Rows from a dataset of charts and code:
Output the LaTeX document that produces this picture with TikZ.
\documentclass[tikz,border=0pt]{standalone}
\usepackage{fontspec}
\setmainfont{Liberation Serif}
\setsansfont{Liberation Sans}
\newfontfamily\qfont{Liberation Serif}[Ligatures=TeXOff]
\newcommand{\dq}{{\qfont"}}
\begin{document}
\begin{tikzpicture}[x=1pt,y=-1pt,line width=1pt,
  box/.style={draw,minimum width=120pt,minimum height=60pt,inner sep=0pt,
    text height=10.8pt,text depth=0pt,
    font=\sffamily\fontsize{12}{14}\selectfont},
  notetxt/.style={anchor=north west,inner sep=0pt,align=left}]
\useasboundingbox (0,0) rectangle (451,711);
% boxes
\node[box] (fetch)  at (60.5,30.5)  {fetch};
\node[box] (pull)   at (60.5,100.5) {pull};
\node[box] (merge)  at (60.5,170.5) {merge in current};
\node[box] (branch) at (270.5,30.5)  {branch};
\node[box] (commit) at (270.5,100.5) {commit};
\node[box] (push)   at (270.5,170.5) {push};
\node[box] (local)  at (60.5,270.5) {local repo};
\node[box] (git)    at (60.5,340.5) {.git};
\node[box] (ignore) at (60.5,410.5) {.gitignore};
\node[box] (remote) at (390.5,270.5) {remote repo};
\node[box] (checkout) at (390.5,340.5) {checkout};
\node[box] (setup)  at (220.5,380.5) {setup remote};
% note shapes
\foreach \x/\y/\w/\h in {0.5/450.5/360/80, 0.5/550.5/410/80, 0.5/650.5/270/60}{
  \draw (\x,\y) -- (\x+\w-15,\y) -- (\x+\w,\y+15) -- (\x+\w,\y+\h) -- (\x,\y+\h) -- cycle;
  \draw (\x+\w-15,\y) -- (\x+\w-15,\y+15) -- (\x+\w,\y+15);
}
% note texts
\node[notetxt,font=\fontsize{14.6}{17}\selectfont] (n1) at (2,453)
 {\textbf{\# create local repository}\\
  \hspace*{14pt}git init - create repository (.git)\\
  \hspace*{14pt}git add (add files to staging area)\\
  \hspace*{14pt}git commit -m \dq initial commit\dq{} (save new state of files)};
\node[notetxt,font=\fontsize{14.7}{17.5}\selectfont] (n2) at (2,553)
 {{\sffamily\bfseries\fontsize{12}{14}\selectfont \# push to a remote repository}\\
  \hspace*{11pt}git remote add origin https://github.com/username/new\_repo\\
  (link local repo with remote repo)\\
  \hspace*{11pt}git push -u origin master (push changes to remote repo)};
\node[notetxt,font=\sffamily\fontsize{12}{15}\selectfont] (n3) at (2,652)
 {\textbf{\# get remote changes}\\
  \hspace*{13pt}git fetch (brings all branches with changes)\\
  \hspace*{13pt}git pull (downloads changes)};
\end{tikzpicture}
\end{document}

...

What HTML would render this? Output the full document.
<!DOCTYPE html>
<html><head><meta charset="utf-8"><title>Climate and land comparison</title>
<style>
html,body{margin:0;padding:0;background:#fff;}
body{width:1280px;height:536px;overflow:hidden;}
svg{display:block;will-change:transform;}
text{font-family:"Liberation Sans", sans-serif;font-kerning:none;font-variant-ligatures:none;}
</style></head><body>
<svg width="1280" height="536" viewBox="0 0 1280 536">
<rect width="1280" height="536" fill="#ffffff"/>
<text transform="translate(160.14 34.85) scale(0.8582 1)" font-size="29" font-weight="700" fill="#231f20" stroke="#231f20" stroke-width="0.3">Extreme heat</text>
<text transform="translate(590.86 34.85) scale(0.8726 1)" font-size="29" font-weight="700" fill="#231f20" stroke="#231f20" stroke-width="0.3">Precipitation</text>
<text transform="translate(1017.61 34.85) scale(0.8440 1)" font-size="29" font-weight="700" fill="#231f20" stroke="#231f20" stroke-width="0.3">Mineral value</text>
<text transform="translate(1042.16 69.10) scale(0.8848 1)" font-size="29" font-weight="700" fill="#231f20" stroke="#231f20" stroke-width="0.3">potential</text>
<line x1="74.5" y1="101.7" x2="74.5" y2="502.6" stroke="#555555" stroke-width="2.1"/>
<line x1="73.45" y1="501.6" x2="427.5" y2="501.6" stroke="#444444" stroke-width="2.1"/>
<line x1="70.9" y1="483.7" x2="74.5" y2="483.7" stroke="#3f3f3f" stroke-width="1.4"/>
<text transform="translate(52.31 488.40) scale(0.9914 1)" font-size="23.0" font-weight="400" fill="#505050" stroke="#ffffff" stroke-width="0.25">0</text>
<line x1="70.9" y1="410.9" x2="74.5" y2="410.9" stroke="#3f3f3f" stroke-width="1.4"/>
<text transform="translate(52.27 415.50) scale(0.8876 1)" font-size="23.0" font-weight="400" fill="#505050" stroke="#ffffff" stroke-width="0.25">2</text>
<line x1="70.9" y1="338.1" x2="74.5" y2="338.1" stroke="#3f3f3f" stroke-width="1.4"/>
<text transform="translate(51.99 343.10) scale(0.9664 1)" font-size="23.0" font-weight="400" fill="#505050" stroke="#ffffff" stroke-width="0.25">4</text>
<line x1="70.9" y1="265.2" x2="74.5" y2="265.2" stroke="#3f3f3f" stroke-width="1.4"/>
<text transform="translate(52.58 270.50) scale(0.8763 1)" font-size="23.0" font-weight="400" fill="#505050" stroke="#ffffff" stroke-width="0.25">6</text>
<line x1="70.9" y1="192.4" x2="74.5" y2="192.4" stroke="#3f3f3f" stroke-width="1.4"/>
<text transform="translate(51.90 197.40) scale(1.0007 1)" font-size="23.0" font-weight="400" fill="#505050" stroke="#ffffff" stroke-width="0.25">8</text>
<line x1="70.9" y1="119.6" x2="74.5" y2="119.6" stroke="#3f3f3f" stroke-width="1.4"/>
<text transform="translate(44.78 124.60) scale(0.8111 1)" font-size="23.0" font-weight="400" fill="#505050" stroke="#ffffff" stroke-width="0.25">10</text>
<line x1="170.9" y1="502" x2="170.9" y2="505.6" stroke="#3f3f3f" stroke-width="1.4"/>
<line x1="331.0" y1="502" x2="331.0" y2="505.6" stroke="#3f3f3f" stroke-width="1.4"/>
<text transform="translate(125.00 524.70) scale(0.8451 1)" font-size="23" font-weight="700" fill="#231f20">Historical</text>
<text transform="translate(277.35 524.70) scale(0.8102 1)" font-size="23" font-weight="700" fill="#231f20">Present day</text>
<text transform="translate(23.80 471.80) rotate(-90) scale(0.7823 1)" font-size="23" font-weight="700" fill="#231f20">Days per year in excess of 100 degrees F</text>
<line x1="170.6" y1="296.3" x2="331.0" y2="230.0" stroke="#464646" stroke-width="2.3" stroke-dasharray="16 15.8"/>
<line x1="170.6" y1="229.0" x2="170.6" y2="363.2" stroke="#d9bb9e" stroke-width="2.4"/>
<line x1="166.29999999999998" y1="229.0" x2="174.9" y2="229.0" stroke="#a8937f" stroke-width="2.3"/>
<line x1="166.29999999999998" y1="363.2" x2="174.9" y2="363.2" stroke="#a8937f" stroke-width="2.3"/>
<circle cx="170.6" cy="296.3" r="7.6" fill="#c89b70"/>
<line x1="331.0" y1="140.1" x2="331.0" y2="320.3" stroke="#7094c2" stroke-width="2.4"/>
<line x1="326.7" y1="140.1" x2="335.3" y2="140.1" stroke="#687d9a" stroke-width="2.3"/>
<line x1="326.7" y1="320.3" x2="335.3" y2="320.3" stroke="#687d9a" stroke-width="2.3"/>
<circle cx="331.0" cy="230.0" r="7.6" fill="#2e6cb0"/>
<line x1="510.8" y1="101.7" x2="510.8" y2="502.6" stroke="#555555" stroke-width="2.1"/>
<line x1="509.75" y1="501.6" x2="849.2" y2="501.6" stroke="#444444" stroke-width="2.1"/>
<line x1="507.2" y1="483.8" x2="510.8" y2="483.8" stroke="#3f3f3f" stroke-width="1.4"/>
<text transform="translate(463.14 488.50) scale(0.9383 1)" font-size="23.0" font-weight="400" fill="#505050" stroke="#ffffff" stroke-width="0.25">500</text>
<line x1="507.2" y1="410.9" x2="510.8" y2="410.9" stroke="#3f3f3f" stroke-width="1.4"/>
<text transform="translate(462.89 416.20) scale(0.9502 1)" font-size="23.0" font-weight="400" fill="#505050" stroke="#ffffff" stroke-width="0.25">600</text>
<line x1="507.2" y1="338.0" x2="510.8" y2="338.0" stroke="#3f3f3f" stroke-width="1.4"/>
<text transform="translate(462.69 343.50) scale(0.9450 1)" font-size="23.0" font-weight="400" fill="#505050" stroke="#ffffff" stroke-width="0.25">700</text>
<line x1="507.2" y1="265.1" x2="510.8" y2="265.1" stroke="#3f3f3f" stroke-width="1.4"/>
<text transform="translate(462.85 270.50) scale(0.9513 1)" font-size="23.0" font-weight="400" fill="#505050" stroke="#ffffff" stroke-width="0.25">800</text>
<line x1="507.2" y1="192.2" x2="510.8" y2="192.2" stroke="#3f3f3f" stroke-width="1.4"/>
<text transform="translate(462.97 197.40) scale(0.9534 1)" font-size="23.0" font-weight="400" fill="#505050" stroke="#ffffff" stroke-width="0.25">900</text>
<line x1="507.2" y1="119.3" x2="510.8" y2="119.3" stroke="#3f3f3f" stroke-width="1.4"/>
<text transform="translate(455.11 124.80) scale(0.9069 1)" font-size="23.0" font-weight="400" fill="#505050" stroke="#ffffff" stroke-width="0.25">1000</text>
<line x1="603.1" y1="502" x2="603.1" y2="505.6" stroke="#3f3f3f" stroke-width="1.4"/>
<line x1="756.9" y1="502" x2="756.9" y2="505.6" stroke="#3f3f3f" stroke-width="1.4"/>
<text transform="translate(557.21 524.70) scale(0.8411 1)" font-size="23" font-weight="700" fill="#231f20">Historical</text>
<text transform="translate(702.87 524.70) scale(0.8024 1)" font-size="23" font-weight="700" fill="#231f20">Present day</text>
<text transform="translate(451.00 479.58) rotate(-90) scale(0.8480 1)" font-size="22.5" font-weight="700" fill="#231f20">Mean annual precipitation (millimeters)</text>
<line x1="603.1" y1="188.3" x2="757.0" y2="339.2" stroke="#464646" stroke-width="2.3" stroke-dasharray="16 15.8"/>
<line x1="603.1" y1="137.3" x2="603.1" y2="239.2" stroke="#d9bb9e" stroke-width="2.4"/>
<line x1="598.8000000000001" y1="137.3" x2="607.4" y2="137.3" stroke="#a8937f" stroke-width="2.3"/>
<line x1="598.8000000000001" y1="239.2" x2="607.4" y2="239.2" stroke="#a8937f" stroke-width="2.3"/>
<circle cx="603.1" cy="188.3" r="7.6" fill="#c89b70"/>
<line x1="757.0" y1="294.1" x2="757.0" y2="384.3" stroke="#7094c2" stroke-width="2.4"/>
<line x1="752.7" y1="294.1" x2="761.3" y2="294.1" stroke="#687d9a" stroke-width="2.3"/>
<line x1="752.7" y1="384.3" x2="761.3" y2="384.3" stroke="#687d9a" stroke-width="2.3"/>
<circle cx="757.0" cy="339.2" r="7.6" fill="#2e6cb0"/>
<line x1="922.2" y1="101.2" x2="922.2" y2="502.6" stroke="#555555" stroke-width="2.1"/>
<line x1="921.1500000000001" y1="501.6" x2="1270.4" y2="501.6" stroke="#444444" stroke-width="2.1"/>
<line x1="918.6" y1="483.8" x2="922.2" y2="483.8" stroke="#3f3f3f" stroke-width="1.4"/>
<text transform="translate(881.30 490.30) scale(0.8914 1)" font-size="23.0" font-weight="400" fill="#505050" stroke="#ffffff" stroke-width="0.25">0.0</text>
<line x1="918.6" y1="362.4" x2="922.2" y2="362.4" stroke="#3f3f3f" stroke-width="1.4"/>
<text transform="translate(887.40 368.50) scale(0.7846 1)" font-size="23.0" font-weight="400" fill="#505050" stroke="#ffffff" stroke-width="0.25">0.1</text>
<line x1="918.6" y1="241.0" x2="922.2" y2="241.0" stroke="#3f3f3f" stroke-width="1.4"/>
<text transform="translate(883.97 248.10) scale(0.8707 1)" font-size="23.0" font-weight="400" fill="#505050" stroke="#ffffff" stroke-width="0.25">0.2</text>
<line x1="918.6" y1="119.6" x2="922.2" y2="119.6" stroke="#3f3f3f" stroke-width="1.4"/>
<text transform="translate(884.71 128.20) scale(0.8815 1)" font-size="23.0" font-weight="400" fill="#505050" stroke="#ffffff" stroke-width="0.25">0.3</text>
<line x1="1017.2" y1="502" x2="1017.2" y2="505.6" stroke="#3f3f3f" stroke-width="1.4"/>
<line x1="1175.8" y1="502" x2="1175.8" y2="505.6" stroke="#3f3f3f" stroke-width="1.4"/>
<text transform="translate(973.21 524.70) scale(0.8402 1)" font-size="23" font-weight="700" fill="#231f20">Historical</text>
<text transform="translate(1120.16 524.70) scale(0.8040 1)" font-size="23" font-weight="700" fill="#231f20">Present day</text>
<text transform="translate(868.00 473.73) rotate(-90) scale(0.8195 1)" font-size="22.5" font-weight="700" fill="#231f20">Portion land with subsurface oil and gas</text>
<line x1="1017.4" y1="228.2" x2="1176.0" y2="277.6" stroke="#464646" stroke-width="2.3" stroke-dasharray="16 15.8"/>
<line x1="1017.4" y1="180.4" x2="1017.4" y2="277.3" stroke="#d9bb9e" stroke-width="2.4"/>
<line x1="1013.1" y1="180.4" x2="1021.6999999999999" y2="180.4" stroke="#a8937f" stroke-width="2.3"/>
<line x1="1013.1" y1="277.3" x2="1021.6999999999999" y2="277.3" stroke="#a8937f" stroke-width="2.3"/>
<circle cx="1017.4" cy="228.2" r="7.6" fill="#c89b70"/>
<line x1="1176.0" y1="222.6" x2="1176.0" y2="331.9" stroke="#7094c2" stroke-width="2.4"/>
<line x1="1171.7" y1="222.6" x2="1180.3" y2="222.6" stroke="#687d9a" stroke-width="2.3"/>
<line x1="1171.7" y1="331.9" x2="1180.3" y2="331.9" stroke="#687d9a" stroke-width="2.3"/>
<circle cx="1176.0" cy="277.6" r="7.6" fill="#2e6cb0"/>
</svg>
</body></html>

To be done
In the listing above, how many lines hold the word "with"? Give the number and nothing more.

Full answer
4